— START DATASET EXTRACT —

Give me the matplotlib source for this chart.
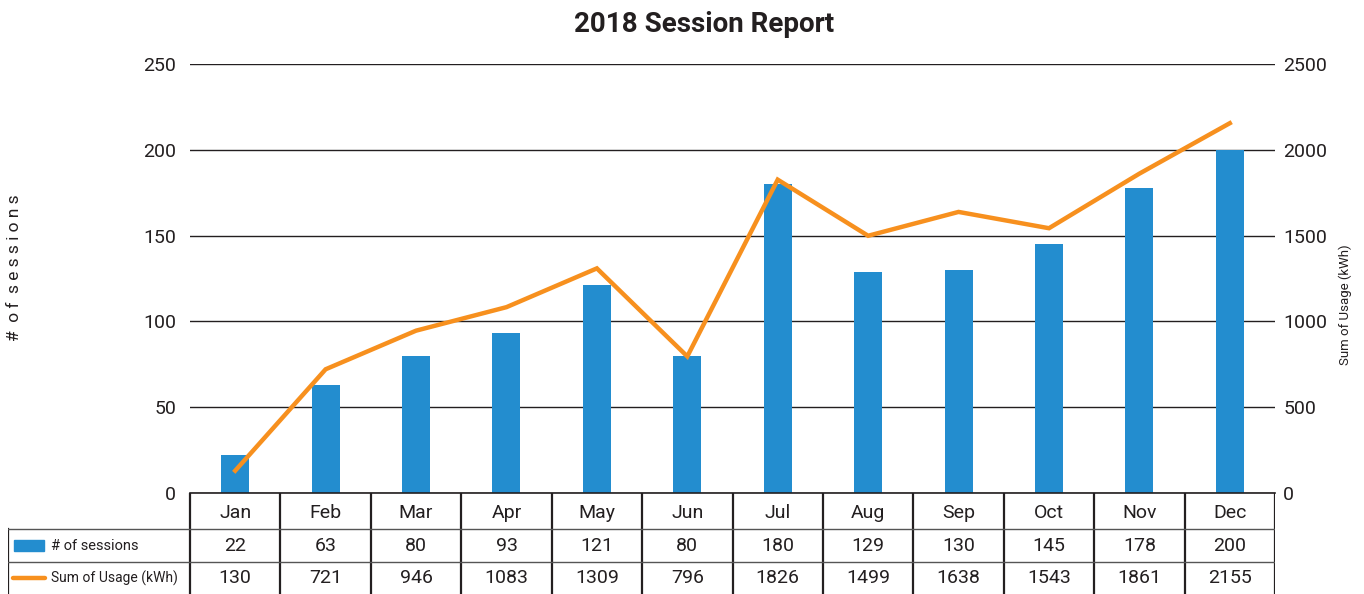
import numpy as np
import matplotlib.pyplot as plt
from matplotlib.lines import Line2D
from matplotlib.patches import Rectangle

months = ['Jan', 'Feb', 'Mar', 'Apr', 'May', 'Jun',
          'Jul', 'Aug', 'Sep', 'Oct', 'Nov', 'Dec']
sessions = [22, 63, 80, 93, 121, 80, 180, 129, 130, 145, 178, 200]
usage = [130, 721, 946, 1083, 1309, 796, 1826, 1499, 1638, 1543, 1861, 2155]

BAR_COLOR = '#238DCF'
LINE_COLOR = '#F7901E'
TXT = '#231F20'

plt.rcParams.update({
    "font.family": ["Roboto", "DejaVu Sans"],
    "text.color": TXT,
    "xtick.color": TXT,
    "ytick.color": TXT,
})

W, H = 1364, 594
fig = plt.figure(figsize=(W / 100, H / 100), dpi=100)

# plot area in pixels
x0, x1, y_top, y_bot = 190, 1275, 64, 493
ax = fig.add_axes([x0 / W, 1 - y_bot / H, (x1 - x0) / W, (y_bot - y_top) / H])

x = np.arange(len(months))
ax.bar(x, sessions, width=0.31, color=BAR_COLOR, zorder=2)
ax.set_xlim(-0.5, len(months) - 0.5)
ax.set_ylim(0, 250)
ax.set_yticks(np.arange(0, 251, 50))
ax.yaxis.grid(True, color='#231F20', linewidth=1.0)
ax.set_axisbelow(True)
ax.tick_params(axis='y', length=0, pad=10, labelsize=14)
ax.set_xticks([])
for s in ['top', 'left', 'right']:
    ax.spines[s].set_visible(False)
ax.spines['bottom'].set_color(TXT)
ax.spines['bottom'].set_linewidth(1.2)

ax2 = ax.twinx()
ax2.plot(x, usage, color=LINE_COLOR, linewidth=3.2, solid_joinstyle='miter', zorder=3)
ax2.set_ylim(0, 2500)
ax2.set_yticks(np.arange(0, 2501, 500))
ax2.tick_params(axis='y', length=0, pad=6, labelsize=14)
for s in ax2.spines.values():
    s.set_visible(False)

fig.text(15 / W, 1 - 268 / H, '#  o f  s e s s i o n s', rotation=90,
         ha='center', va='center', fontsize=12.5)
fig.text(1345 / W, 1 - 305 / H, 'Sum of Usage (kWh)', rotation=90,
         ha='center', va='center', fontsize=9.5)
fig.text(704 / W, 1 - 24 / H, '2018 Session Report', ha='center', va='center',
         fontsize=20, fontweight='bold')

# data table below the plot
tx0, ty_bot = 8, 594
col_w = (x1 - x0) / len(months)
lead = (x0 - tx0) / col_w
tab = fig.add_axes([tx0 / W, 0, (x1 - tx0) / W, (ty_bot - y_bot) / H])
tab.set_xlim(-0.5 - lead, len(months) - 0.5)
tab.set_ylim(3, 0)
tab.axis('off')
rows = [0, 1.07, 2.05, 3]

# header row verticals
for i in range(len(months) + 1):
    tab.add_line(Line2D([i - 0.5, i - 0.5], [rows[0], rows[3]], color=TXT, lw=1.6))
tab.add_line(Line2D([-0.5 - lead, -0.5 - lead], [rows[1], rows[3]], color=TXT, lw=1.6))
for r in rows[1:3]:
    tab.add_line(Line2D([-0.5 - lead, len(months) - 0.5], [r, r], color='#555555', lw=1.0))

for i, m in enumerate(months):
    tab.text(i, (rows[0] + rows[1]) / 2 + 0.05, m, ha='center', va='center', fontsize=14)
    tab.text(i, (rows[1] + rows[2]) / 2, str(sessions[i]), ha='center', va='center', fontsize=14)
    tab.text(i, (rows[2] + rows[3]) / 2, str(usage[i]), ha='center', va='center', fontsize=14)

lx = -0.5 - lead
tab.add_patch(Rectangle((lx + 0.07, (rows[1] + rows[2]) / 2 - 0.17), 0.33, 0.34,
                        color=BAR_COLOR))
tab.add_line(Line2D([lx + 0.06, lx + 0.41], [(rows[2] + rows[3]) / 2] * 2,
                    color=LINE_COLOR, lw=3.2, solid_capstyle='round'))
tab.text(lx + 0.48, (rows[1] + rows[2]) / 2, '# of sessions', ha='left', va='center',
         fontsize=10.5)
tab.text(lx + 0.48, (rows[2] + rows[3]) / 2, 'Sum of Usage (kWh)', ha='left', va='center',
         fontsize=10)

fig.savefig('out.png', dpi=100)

— END DATASET EXTRACT —

§ GOAL OF THE EXERCISE
From the top of the listing above, repeat each line exactly until you reach the line containing "fontsize=20, fontweight='bold')", and repeat that one too. Leave the pictures out.

§ RESULT FOR THIS EXERCISE
Give me the matplotlib source for this chart.
import numpy as np
import matplotlib.pyplot as plt
from matplotlib.lines import Line2D
from matplotlib.patches import Rectangle

months = ['Jan', 'Feb', 'Mar', 'Apr', 'May', 'Jun',
          'Jul', 'Aug', 'Sep', 'Oct', 'Nov', 'Dec']
sessions = [22, 63, 80, 93, 121, 80, 180, 129, 130, 145, 178, 200]
usage = [130, 721, 946, 1083, 1309, 796, 1826, 1499, 1638, 1543, 1861, 2155]

BAR_COLOR = '#238DCF'
LINE_COLOR = '#F7901E'
TXT = '#231F20'

plt.rcParams.update({
    "font.family": ["Roboto", "DejaVu Sans"],
    "text.color": TXT,
    "xtick.color": TXT,
    "ytick.color": TXT,
})

W, H = 1364, 594
fig = plt.figure(figsize=(W / 100, H / 100), dpi=100)

# plot area in pixels
x0, x1, y_top, y_bot = 190, 1275, 64, 493
ax = fig.add_axes([x0 / W, 1 - y_bot / H, (x1 - x0) / W, (y_bot - y_top) / H])

x = np.arange(len(months))
ax.bar(x, sessions, width=0.31, color=BAR_COLOR, zorder=2)
ax.set_xlim(-0.5, len(months) - 0.5)
ax.set_ylim(0, 250)
ax.set_yticks(np.arange(0, 251, 50))
ax.yaxis.grid(True, color='#231F20', linewidth=1.0)
ax.set_axisbelow(True)
ax.tick_params(axis='y', length=0, pad=10, labelsize=14)
ax.set_xticks([])
for s in ['top', 'left', 'right']:
    ax.spines[s].set_visible(False)
ax.spines['bottom'].set_color(TXT)
ax.spines['bottom'].set_linewidth(1.2)

ax2 = ax.twinx()
ax2.plot(x, usage, color=LINE_COLOR, linewidth=3.2, solid_joinstyle='miter', zorder=3)
ax2.set_ylim(0, 2500)
ax2.set_yticks(np.arange(0, 2501, 500))
ax2.tick_params(axis='y', length=0, pad=6, labelsize=14)
for s in ax2.spines.values():
    s.set_visible(False)

fig.text(15 / W, 1 - 268 / H, '#  o f  s e s s i o n s', rotation=90,
         ha='center', va='center', fontsize=12.5)
fig.text(1345 / W, 1 - 305 / H, 'Sum of Usage (kWh)', rotation=90,
         ha='center', va='center', fontsize=9.5)
fig.text(704 / W, 1 - 24 / H, '2018 Session Report', ha='center', va='center',
         fontsize=20, fontweight='bold')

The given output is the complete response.